## Short exercise
Carry none of the pictures over; set down the material below exactly.

++++++++++

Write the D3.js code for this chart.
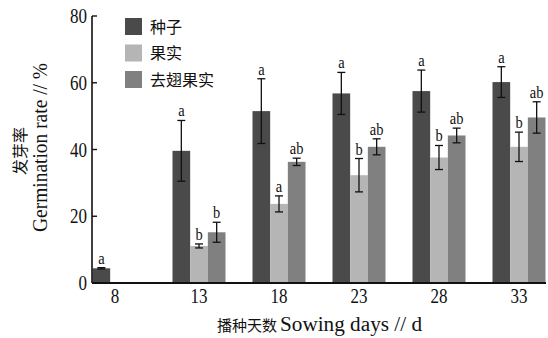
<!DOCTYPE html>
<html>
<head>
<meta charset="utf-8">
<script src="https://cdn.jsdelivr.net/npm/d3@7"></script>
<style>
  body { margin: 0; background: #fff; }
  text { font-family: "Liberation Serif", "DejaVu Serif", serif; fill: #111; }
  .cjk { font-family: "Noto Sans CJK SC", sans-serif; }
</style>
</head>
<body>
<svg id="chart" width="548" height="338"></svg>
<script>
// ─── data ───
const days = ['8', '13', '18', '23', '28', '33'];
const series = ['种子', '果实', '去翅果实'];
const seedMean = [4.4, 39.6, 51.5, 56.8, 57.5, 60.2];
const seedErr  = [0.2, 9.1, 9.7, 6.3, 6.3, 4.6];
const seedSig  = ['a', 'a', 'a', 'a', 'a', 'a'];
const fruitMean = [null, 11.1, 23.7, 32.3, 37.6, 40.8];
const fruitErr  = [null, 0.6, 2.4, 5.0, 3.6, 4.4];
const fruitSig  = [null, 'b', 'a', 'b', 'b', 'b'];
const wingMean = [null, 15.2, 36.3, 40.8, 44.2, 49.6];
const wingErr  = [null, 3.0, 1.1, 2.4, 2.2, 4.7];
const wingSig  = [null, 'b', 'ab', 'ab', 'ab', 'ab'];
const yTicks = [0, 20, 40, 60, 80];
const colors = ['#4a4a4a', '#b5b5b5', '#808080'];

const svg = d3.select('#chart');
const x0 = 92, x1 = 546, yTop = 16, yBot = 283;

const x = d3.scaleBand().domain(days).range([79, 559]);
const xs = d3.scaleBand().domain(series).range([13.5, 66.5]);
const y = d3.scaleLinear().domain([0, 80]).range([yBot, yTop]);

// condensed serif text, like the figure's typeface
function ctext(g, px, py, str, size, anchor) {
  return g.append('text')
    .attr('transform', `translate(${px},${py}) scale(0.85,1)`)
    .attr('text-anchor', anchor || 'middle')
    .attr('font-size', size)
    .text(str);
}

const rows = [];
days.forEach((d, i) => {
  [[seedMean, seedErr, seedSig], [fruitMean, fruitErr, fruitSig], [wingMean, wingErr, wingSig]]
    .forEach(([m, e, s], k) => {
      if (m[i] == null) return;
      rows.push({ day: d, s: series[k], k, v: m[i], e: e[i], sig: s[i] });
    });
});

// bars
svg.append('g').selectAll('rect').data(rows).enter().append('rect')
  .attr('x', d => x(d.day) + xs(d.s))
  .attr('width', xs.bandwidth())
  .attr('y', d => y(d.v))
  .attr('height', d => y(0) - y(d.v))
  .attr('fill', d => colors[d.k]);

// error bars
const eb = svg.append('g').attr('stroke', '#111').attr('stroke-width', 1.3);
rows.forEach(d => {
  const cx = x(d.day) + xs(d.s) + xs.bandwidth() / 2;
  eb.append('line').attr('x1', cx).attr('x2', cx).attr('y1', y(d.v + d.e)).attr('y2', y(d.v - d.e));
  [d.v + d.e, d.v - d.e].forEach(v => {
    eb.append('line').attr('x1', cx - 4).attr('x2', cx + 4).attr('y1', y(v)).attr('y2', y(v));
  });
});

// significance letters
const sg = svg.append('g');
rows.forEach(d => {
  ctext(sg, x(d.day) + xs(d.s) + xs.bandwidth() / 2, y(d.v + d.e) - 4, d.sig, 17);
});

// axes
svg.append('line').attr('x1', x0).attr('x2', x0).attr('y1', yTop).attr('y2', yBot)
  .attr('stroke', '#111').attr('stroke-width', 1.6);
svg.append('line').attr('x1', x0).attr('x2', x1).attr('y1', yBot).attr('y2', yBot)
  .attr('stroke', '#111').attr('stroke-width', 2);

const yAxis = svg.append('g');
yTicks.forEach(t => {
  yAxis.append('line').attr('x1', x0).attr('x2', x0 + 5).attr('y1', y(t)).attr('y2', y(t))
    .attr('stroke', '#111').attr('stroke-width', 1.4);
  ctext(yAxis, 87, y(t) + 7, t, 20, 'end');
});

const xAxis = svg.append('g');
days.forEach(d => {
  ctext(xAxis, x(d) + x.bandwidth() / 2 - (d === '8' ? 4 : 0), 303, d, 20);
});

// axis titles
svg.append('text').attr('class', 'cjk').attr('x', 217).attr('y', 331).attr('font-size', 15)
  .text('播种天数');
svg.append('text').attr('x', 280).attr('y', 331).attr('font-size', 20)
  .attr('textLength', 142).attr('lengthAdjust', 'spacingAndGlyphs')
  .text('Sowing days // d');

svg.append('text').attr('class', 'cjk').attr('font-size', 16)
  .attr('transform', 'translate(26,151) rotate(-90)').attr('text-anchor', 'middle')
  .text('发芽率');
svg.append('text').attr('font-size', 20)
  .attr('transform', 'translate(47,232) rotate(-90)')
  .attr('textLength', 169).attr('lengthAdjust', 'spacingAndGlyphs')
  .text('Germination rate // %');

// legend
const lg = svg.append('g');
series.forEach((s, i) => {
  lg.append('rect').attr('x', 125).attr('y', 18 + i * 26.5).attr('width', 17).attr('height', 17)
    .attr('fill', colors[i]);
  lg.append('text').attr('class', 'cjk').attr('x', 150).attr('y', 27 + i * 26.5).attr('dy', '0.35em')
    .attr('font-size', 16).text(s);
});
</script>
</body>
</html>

++++++++++

## Written reply
Write the D3.js code for this chart.
<!DOCTYPE html>
<html>
<head>
<meta charset="utf-8">
<script src="https://cdn.jsdelivr.net/npm/d3@7"></script>
<style>
  body { margin: 0; background: #fff; }
  text { font-family: "Liberation Serif", "DejaVu Serif", serif; fill: #111; }
  .cjk { font-family: "Noto Sans CJK SC", sans-serif; }
</style>
</head>
<body>
<svg id="chart" width="548" height="338"></svg>
<script>
// ─── data ───
const days = ['8', '13', '18', '23', '28', '33'];
const series = ['种子', '果实', '去翅果实'];
const seedMean = [4.4, 39.6, 51.5, 56.8, 57.5, 60.2];
const seedErr  = [0.2, 9.1, 9.7, 6.3, 6.3, 4.6];
const seedSig  = ['a', 'a', 'a', 'a', 'a', 'a'];
const fruitMean = [null, 11.1, 23.7, 32.3, 37.6, 40.8];
const fruitErr  = [null, 0.6, 2.4, 5.0, 3.6, 4.4];
const fruitSig  = [null, 'b', 'a', 'b', 'b', 'b'];
const wingMean = [null, 15.2, 36.3, 40.8, 44.2, 49.6];
const wingErr  = [null, 3.0, 1.1, 2.4, 2.2, 4.7];
const wingSig  = [null, 'b', 'ab', 'ab', 'ab', 'ab'];
const yTicks = [0, 20, 40, 60, 80];
const colors = ['#4a4a4a', '#b5b5b5', '#808080'];

const svg = d3.select('#chart');
const x0 = 92, x1 = 546, yTop = 16, yBot = 283;

const x = d3.scaleBand().domain(days).range([79, 559]);
const xs = d3.scaleBand().domain(series).range([13.5, 66.5]);
const y = d3.scaleLinear().domain([0, 80]).range([yBot, yTop]);

// condensed serif text, like the figure's typeface
function ctext(g, px, py, str, size, anchor) {
  return g.append('text')
    .attr('transform', `translate(${px},${py}) scale(0.85,1)`)
    .attr('text-anchor', anchor || 'middle')
    .attr('font-size', size)
    .text(str);
}

const rows = [];
days.forEach((d, i) => {
  [[seedMean, seedErr, seedSig], [fruitMean, fruitErr, fruitSig], [wingMean, wingErr, wingSig]]
    .forEach(([m, e, s], k) => {
      if (m[i] == null) return;
      rows.push({ day: d, s: series[k], k, v: m[i], e: e[i], sig: s[i] });
    });
});

// bars
svg.append('g').selectAll('rect').data(rows).enter().append('rect')
  .attr('x', d => x(d.day) + xs(d.s))
  .attr('width', xs.bandwidth())
  .attr('y', d => y(d.v))
  .attr('height', d => y(0) - y(d.v))
  .attr('fill', d => colors[d.k]);

// error bars
const eb = svg.append('g').attr('stroke', '#111').attr('stroke-width', 1.3);
rows.forEach(d => {
  const cx = x(d.day) + xs(d.s) + xs.bandwidth() / 2;
  eb.append('line').attr('x1', cx).attr('x2', cx).attr('y1', y(d.v + d.e)).attr('y2', y(d.v - d.e));
  [d.v + d.e, d.v - d.e].forEach(v => {
    eb.append('line').attr('x1', cx - 4).attr('x2', cx + 4).attr('y1', y(v)).attr('y2', y(v));
  });
});

// significance letters
const sg = svg.append('g');
rows.forEach(d => {
  ctext(sg, x(d.day) + xs(d.s) + xs.bandwidth() / 2, y(d.v + d.e) - 4, d.sig, 17);
});

// axes
svg.append('line').attr('x1', x0).attr('x2', x0).attr('y1', yTop).attr('y2', yBot)
  .attr('stroke', '#111').attr('stroke-width', 1.6);
svg.append('line').attr('x1', x0).attr('x2', x1).attr('y1', yBot).attr('y2', yBot)
  .attr('stroke', '#111').attr('stroke-width', 2);

const yAxis = svg.append('g');
yTicks.forEach(t => {
  yAxis.append('line').attr('x1', x0).attr('x2', x0 + 5).attr('y1', y(t)).attr('y2', y(t))
    .attr('stroke', '#111').attr('stroke-width', 1.4);
  ctext(yAxis, 87, y(t) + 7, t, 20, 'end');
});

const xAxis = svg.append('g');
days.forEach(d => {
  ctext(xAxis, x(d) + x.bandwidth() / 2 - (d === '8' ? 4 : 0), 303, d, 20);
});

// axis titles
svg.append('text').attr('class', 'cjk').attr('x', 217).attr('y', 331).attr('font-size', 15)
  .text('播种天数');
svg.append('text').attr('x', 280).attr('y', 331).attr('font-size', 20)
  .attr('textLength', 142).attr('lengthAdjust', 'spacingAndGlyphs')
  .text('Sowing days // d');

svg.append('text').attr('class', 'cjk').attr('font-size', 16)
  .attr('transform', 'translate(26,151) rotate(-90)').attr('text-anchor', 'middle')
  .text('发芽率');
svg.append('text').attr('font-size', 20)
  .attr('transform', 'translate(47,232) rotate(-90)')
  .attr('textLength', 169).attr('lengthAdjust', 'spacingAndGlyphs')
  .text('Germination rate // %');

// legend
const lg = svg.append('g');
series.forEach((s, i) => {
  lg.append('rect').attr('x', 125).attr('y', 18 + i * 26.5).attr('width', 17).attr('height', 17)
    .attr('fill', colors[i]);
  lg.append('text').attr('class', 'cjk').attr('x', 150).attr('y', 27 + i * 26.5).attr('dy', '0.35em')
    .attr('font-size', 16).text(s);
});
</script>
</body>
</html>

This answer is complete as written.